Yes, there is plenty of historical precedent for this.  Taking the British Army as an example, armoured regiments in North Africa were frequently amalgamated as losses were suffered, then split up again as replacements were incorporated.  The 3rd & 4th County of London Yeomanry for example, were amalgamated to be known as the 3rd/4th County of London Yeomanry in North Africa and again in Normandy.

In Normandy, another example that springs to mind is the 2nd Battalion of the Essex Regiment, which suffered heavy casualties in three of its four rifle companies during an attack on Lingevres, south of Bayeux.  The three mauled companies were then amalgamated into one large company for a few days, until replacements arrived and allowed the battalion to resume its organisation of four rifle companies.  Interestingly, the 2nd Essex seems to have performed better in action AFTER incorporating the replacements… That does seem counter-intuitive.

Sidney Jary, in ’18 Platoon’ discusses the platoon-level amalgamations that went on within companies at some length.  His platoon spent most of the campaign fighting as two sections, rather than the usual three, with the third Bren kept at platoon HQ, to form a base of fire along with the 2-inch mortar.  The company as a whole frequently had only six sections instead of the usual nine.
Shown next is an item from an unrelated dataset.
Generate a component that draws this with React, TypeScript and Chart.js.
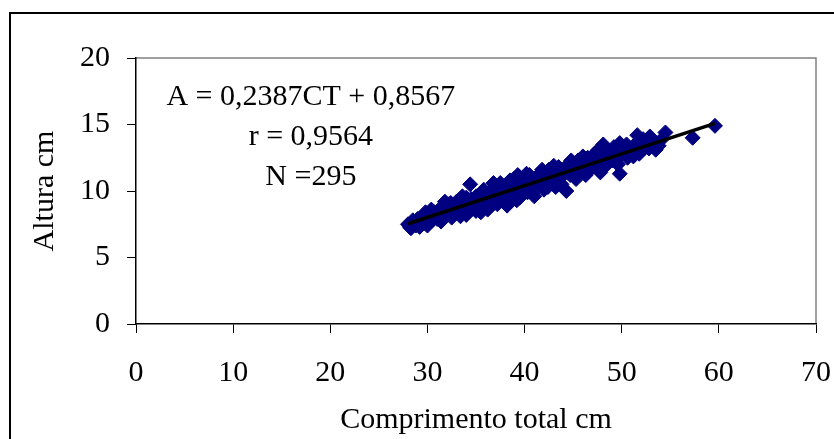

Taking the other side: German units got smaller and smaller as the Normandy Campaign wore on.  They had a deliberate policy of amalgamation until they reached a point where a division was no longer combat-worthy (that point was alarmingly small – many divisions fought on at mere regimental strength).  Taking 9th & 10th SS as examples; both divisions suffered heavy casualties in one of the two panzergrenadier regiments in early July 1944 and then amalgamated those regiments into battalion-sized battlegroups.  As the bulk of casualties were on the infantrymen, these battlegroups were stuffed with a regiment’s-worth of heavy weapons.